Wednesday, October 7, 2015


Referring to the current epoch of geological time as the Anthropocene may be a mere act of hubris.  If a comet of adequate size and velocity slams into Paris tomorrow or any time within the next 100,000 years, any future intelligent life on this planet won't recognize it as anything but prelude to what followed.

Apart from interjecting god into the discussion, there is no reason for us to even prefer the current ecological arrangement of the planet. I mean we care because we have done quite well under the current arrangement and are therefore invested in its continuance.  The universe, however, doesn't care.  The earth neither weeps nor rejoices in us.  Philosophically it matters not if the current epoch continues to declines.

Only we care about the outcome of the Anthropocene because, you see, we are the Anthrops.  Ecological concerns come to the forefront of our mind because we live in them, eat from them, and die in them.

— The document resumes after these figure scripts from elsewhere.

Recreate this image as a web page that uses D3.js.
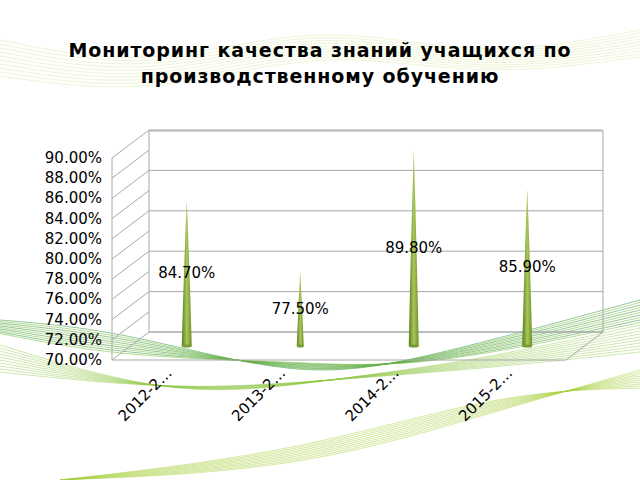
<!DOCTYPE html><html><head><meta charset="utf-8"><script src="https://d3js.org/d3.v7.min.js"></script>
<style>body{margin:0;background:#fff}</style></head><body><svg id="c" width="640" height="480"></svg>
<script>
const categories=["2012-2…","2013-2…","2014-2…","2015-2…"];
const values=[84.7,77.5,89.8,85.9];
const labels=["84.70%","77.50%","89.80%","85.90%"];
const ticks=[70,72,74,76,78,80,82,84,86,88,90];
const svg=d3.select("#c");
const F="'DejaVu Sans',sans-serif";
const defs=svg.append("defs");
const line=d3.line().curve(d3.curveBasis);
for(let i=0;i<10;i++){
 svg.append("path").attr("d",line([[0,320+i*1.5],[120,330+i*3],[300,380-i*2],[420,360+i],[640,300+i*2.5]])).attr("fill","none").attr("stroke",i%2?"#7fbf3a":"#3a9a4a").attr("stroke-width",0.8).attr("opacity",0.7);
 svg.append("path").attr("d",line([[0,345+i*3],[180,400-i],[330,380],[480,360+i],[640,325+i*3]])).attr("fill","none").attr("stroke","#8cc63f").attr("stroke-width",0.7).attr("opacity",0.6);
 svg.append("path").attr("d",line([[0,40+i*4],[150,70+i*3],[320,20+i*3],[480,60+i*2],[640,30+i*3]])).attr("fill","none").attr("stroke","#c5e07a").attr("stroke-width",0.7).attr("opacity",0.45);
 svg.append("path").attr("d",line([[60,480],[300,470-i*2],[500,410-i*2],[640,370+i*2]])).attr("fill","none").attr("stroke","#a6cf3a").attr("stroke-width",0.8).attr("opacity",0.6);
}
svg.append("text").attr("x",320).attr("y",57).attr("text-anchor","middle").attr("font-family",F).attr("font-weight","bold").attr("font-size",19).attr("letter-spacing",0.9).text("Мониторинг качества знаний учащихся по");
svg.append("text").attr("x",320).attr("y",83).attr("text-anchor","middle").attr("font-family",F).attr("font-weight","bold").attr("font-size",19).attr("letter-spacing",0.9).text("производственному обучению");
const dx=37,dy=-28;
const yF=d3.scaleLinear().domain([70,90]).range([360,158]);
const yB=v=>yF(v)+dy;
const xL=112,xR=566;
const gc="#a8a8a8";
const topY=131;
svg.append("rect").attr("x",xL+dx).attr("y",topY).attr("width",xR-xL).attr("height",yB(70)-topY).attr("fill","none").attr("stroke",gc);
ticks.forEach(t=>{
 svg.append("line").attr("x1",xL).attr("x2",xL+dx).attr("y1",yF(t)).attr("y2",yB(t)).attr("stroke",gc);
 if(t%4===2||t===90) svg.append("line").attr("x1",xL+dx).attr("x2",xR+dx).attr("y1",yB(t)).attr("y2",yB(t)).attr("stroke",gc);
 svg.append("text").attr("x",102).attr("y",yF(t)+5).attr("text-anchor","end").attr("font-family",F).attr("font-size",15).text(t.toFixed(2)+"%");
});
svg.append("line").attr("x1",xL).attr("x2",xL).attr("y1",yF(90)).attr("y2",yF(70)).attr("stroke",gc);
svg.append("line").attr("x1",xL).attr("x2",xR).attr("y1",yF(70)).attr("y2",yF(70)).attr("stroke",gc);
svg.append("line").attr("x1",xR).attr("x2",xR+dx).attr("y1",yF(70)).attr("y2",yB(70)).attr("stroke",gc);
const x=d3.scaleBand().domain(categories).range([xL+18,xR+18]);
const cg=defs.append("linearGradient").attr("id","cone");
[["0","#5a7a1e"],["0.5","#a8c85a"],["1","#6e8f2a"]].forEach(s=>cg.append("stop").attr("offset",s[0]).attr("stop-color",s[1]));
const base=346;
const yC=d3.scaleLinear().domain([70,90]).range([base,148]);
categories.forEach((c,i)=>{
 const cx=x(c)+x.bandwidth()/2, w=values[i]>80?5:3.5;
 svg.append("path").attr("d",`M${cx-w},${base} Q${cx-w*0.6},${(base+yC(values[i]))/2} ${cx},${yC(values[i])} Q${cx+w*0.6},${(base+yC(values[i]))/2} ${cx+w},${base} Z`).attr("fill","url(#cone)");
 svg.append("ellipse").attr("cx",cx).attr("cy",base).attr("rx",w).attr("ry",1.5).attr("fill","#7a9a30");
 svg.append("text").attr("x",cx).attr("y",yC((70+values[i])/2)+5).attr("text-anchor","middle").attr("font-family",F).attr("font-size",15).text(labels[i]);
 svg.append("text").attr("transform",`translate(${cx-14},${374}) rotate(-45)`).attr("text-anchor","end").attr("font-family",F).attr("font-size",15).text(c);
});
</script></body></html>
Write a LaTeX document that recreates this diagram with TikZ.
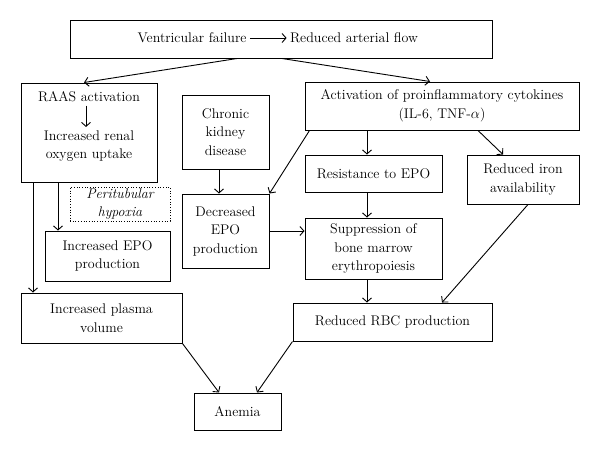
\documentclass[tikz,border=0pt]{standalone}
\usepackage{tikz}
\usetikzlibrary{arrows.meta,positioning}

\begin{document}
\begin{tikzpicture}[x=1pt, y=-1pt, line width=1pt,
  font=\fontsize{14}{18.5}\selectfont,
  box/.style={draw, align=center, inner sep=0pt},
  txt/.style={align=center, inner sep=0pt},
  arr/.style={line width=0.9pt, -{Straight Barb[length=4pt,width=9pt]}}]
  \useasboundingbox (0,0) rectangle (600,451);

  \node[box, minimum width=422pt, minimum height=38pt] (top) at (281,39) {};
  \node[txt] (vf) at (192,38) {Ventricular failure};
  \node[txt] (raf) at (354,38) {Reduced arterial flow};

  \node[box, minimum width=136pt, minimum height=99pt] (raas) at (89,132.5) {};
  \node[txt] (raasact) at (89,97) {RAAS activation};
  \node[txt] (uptake) at (89,146) {Increased renal\\oxygen uptake};

  \node[box, minimum width=87pt, minimum height=74pt] (ckd) at (225.5,132) {Chronic\\kidney\\disease};
  \node[box, minimum width=274pt, minimum height=48pt] (act) at (442,106) {Activation of proinflammatory cytokines\\(IL-6, TNF-$\alpha$)};
  \node[box, minimum width=137pt, minimum height=37pt] (res) at (373.5,173.5) {Resistance to EPO};
  \node[box, minimum width=112pt, minimum height=49pt] (iron) at (523,179.5) {Reduced iron\\availability};

  \node[box, dotted, line width=0.7pt, minimum width=100pt, minimum height=34pt, font=\fontsize{14}{18.5}\selectfont\itshape] (hyp) at (120,204) {Peritubular\\hypoxia};
  \node[box, minimum width=125pt, minimum height=50pt] (incepo) at (107.5,256) {Increased EPO\\production};
  \node[box, minimum width=87pt, minimum height=74pt] (decepo) at (225.5,231) {Decreased\\EPO\\production};
  \node[box, minimum width=137pt, minimum height=61pt] (supp) at (373.5,248.5) {Suppression of\\bone marrow\\erythropoiesis};

  \node[box, minimum width=161pt, minimum height=50pt] (plasma) at (101.5,318) {Increased plasma\\volume};
  \node[box, minimum width=199pt, minimum height=38pt] (rbc) at (392.5,322) {Reduced RBC production};
  \node[box, minimum width=87pt, minimum height=37pt] (anemia) at (237.5,411.5) {Anemia};

  % arrows
  \draw[arr, shorten <=3pt, shorten >=3pt] (vf) -- (raf);
  \draw[arr] ([xshift=-44pt]top.south) -- ([xshift=-5pt]raas.north);
  \draw[arr] ([xshift=1pt]top.south) -- ([xshift=-12pt]act.north);
  \draw[arr, shorten <=3pt, shorten >=3pt] ([xshift=-3pt]raasact.south) -- ([xshift=-3pt]uptake.north);
  \draw[arr] ([xshift=-56pt]raas.south) -- ([xshift=-68.5pt]plasma.north);
  \draw[arr] ([xshift=-31pt]raas.south) -- ([xshift=-49.5pt]incepo.north);
  \draw[arr] ([xshift=-6.5pt]ckd.south) -- ([xshift=-6.5pt]decepo.north);
  \draw[arr] ([xshift=5pt]act.south west) -- (decepo.north east);
  \draw[arr] ([xshift=-75pt]act.south) -- ([xshift=-6.5pt]res.north);
  \draw[arr] ([xshift=36pt]act.south) -- ([xshift=-20pt]iron.north);
  \draw[arr] ([xshift=-6.5pt]res.south) -- ([xshift=-6.5pt]supp.north);
  \draw[arr] (decepo.east) -- (decepo.east -| supp.west);
  \draw[arr] ([xshift=-6.5pt]supp.south) -- ([xshift=-25.5pt]rbc.north);
  \draw[arr] ([xshift=5pt]iron.south) -- ([xshift=49.5pt]rbc.north);
  \draw[arr] (plasma.south east) -- ([xshift=-18.5pt]anemia.north);
  \draw[arr] (rbc.south west) -- ([xshift=19.5pt]anemia.north);
\end{tikzpicture}
\end{document}
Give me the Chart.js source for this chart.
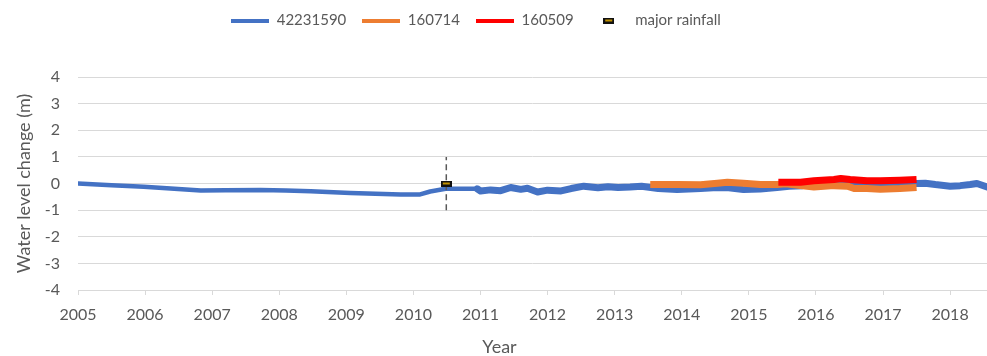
<!DOCTYPE html>
<html>
<head>
<meta charset="utf-8">
<script src="https://cdn.jsdelivr.net/npm/chart.js@4.4.1/dist/chart.umd.min.js"></script>
<style>
  html, body { margin: 0; padding: 0; background: #fff; }
  #wrap { width: 987px; height: 356px; position: relative; }
</style>
</head>
<body>
<div id="wrap"><canvas id="chartWater"></canvas></div>
<script>
// values (year, water level change in m)
const blueYears = [2005.0, 2005.5, 2005.98, 2006.38, 2006.83, 2007.2, 2007.72, 2008.1, 2008.47, 2009.06, 2009.81, 2010.1, 2010.25, 2010.48, 2010.95,
  2011.0, 2011.15, 2011.3, 2011.45, 2011.6, 2011.7, 2011.85, 2012.0, 2012.2, 2012.35, 2012.54, 2012.75, 2012.9, 2013.05, 2013.23, 2013.4,
  2013.65, 2013.93, 2014.28, 2014.53, 2014.7, 2014.92, 2015.17, 2015.42, 2015.6, 2015.8, 2016.0, 2016.3, 2016.5, 2016.96, 2017.2, 2017.5,
  2017.63, 2017.78, 2018.0, 2018.15, 2018.3, 2018.4, 2018.55];
const blueLevels = [0, -0.07, -0.12, -0.19, -0.26, -0.25, -0.24, -0.26, -0.29, -0.36, -0.41, -0.41, -0.30, -0.2, -0.2,
  -0.28, -0.24, -0.27, -0.15, -0.22, -0.18, -0.32, -0.25, -0.28, -0.19, -0.1, -0.16, -0.12, -0.15, -0.13, -0.1,
  -0.19, -0.23, -0.19, -0.15, -0.16, -0.23, -0.21, -0.15, -0.1, -0.08, -0.03, 0.01, 0.0, -0.08, -0.04, 0.0,
  0.01, -0.04, -0.1, -0.08, -0.04, 0.0, -0.13];

const orangeYears = [2013.53, 2013.93, 2014.28, 2014.53, 2014.68, 2014.92, 2015.17, 2015.42, 2015.55, 2015.77, 2015.97, 2016.27, 2016.47, 2016.57, 2016.76, 2016.96, 2017.25, 2017.5];
const orangeLevels = [-0.04, -0.04, -0.05, 0.01, 0.05, 0.01, -0.04, -0.04, -0.01, -0.08, -0.13, -0.08, -0.1, -0.19, -0.19, -0.22, -0.19, -0.15];

const redYears = [2015.44, 2015.77, 2015.97, 2016.27, 2016.37, 2016.51, 2016.76, 2016.96, 2017.25, 2017.5];
const redLevels = [0.05, 0.05, 0.1, 0.15, 0.19, 0.15, 0.1, 0.1, 0.12, 0.15];

const rainfallYears = [2010.49];
const rainfallLevels = [0];
const rainfallBar = [-1, 1];

const yearTicks = [2005, 2006, 2007, 2008, 2009, 2010, 2011, 2012, 2013, 2014, 2015, 2016, 2017, 2018];

const toPoints = (xs, ys) => xs.map((x, i) => ({ x: x, y: ys[i] }));

// small canvases used as legend icons / rainfall marker
function lineIcon(color) {
  const c = document.createElement('canvas');
  c.width = 38; c.height = 4;
  const g = c.getContext('2d');
  g.fillStyle = color;
  g.fillRect(0, 0, 38, 4);
  return c;
}
function rainIcon() {
  const c = document.createElement('canvas');
  c.width = 11; c.height = 6;
  const g = c.getContext('2d');
  g.fillStyle = '#111';
  g.fillRect(0, 0, 11, 6);
  g.fillStyle = '#bf9000';
  g.fillRect(2, 2, 7, 2);
  return c;
}
const rainMarker = rainIcon();
const legendIcons = [lineIcon('#4472c4'), lineIcon('#ed7d31'), lineIcon('#ff0000'), rainMarker];

const noisy = (from, thin, thick) => (ctx) => ctx.p0.parsed.x >= from ? thick : thin;

const textGray = '#595959';

const extras = {
  id: 'extras',
  beforeInit(chart) {
    const fit = chart.legend.fit;
    chart.legend.fit = function () {
      fit.call(this);
      this.height = 77;
    };
  },
  afterLayout(chart) {
    chart.legend.right -= 35;
    chart.legend.top -= 3;
  },
  afterDraw(chart) {
    const ctx = chart.ctx;
    ctx.save();
    ctx.font = '18px Lato';
    ctx.fillStyle = textGray;
    ctx.textAlign = 'center';
    ctx.textBaseline = 'middle';
    ctx.fillText('Year', 499.5, 347);
    ctx.restore();
  }
};

const data = {
  datasets: [
    {
      label: '42231590',
      data: toPoints(blueYears, blueLevels),
      borderColor: '#4472c4',
      borderWidth: 4.5,
      segment: { borderWidth: noisy(2010.9, 4.5, 7) },
      borderJoinStyle: 'round',
      borderCapStyle: 'round',
      pointRadius: 0,
      order: 4
    },
    {
      label: '160714',
      data: toPoints(orangeYears, orangeLevels),
      borderColor: '#ed7d31',
      borderWidth: 7,
      borderJoinStyle: 'round',
      pointRadius: 0,
      order: 3
    },
    {
      label: '160509',
      data: toPoints(redYears, redLevels),
      borderColor: '#ff0000',
      borderWidth: 7,
      borderJoinStyle: 'round',
      pointRadius: 0,
      order: 2
    },
    {
      label: 'major rainfall',
      data: toPoints(rainfallYears, rainfallLevels),
      showLine: false,
      pointStyle: rainMarker,
      pointRadius: 6,
      order: 0
    },
    {
      label: '',
      data: rainfallBar.map(y => ({ x: rainfallYears[0], y: y })),
      borderColor: '#595959',
      borderWidth: 1.5,
      borderDash: [6, 4],
      pointRadius: 0,
      order: 1
    }
  ]
};

const config = {
  type: 'line',
  data: data,
  options: {
    responsive: true,
    maintainAspectRatio: false,
    animation: false,
    events: [],
    layout: { padding: 0, autoPadding: false },
    plugins: {
      tooltip: { enabled: false },
      legend: {
        display: true,
        position: 'top',
        labels: {
          usePointStyle: true,
          pointStyleWidth: 38,
          boxHeight: 4,
          padding: 16,
          color: textGray,
          font: { family: 'Lato', size: 15 },
          generateLabels: (chart) => chart.data.datasets.slice(0, 4).map((ds, i) => ({
            text: ds.label,
            pointStyle: legendIcons[i],
            fontColor: textGray,
            fillStyle: 'transparent',
            strokeStyle: 'transparent',
            lineWidth: 0,
            hidden: false,
            datasetIndex: i
          }))
        }
      }
    },
    scales: {
      x: {
        type: 'linear',
        min: 2005,
        max: 2018.55,
        afterBuildTicks: (scale) => { scale.ticks = yearTicks.map(v => ({ value: v })); },
        afterFit: (scale) => { scale.height = 66; scale.paddingRight = 0; },
        ticks: {
          callback: (v) => String(v),
          autoSkip: false,
          maxRotation: 0,
          padding: 10,
          color: textGray,
          font: { family: 'Lato', size: 16 }
        },
        grid: { drawOnChartArea: false, drawTicks: true, tickLength: 5, color: '#d9d9d9' },
        border: { color: '#d9d9d9', width: 1 }
      },
      y: {
        min: -4,
        max: 4,
        afterFit: (scale) => { scale.width = 78; },
        ticks: {
          stepSize: 1,
          padding: 18,
          color: textGray,
          font: { family: 'Lato', size: 16 }
        },
        grid: { color: '#d9d9d9', drawTicks: false },
        border: { display: false },
        title: {
          display: true,
          text: 'Water level change (m)',
          color: textGray,
          font: { family: 'Lato', size: 18 },
          padding: { top: 13, bottom: 0 }
        }
      }
    }
  },
  plugins: [extras]
};

const node = document.getElementById('chartWater');
const chartWater = new Chart(node, config);
</script>
</body>
</html>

I find the concept of the Anthropocene intriguing because it means we finally get a chance to see how sentient human beings really are. While I do not believe we know as much about the world as we claim, we know enough to start making decisions based upon impacts beyond the current lifetime.

Our perspective is better than it has ever been, but will we care?

We have the power to change the globe for good or for ill, will our tribal nature limit our vision?

 Are we, as a species, truly capable of choice, or are we just a bunch of reindeer stripping resources until we starve?

I don't know.  Until recently, however, it would be hard to imagine asking these questions.  It isn't that we lacked agency.  We just lacked the perspective to perceive the impact of our agency. Will perception make a difference?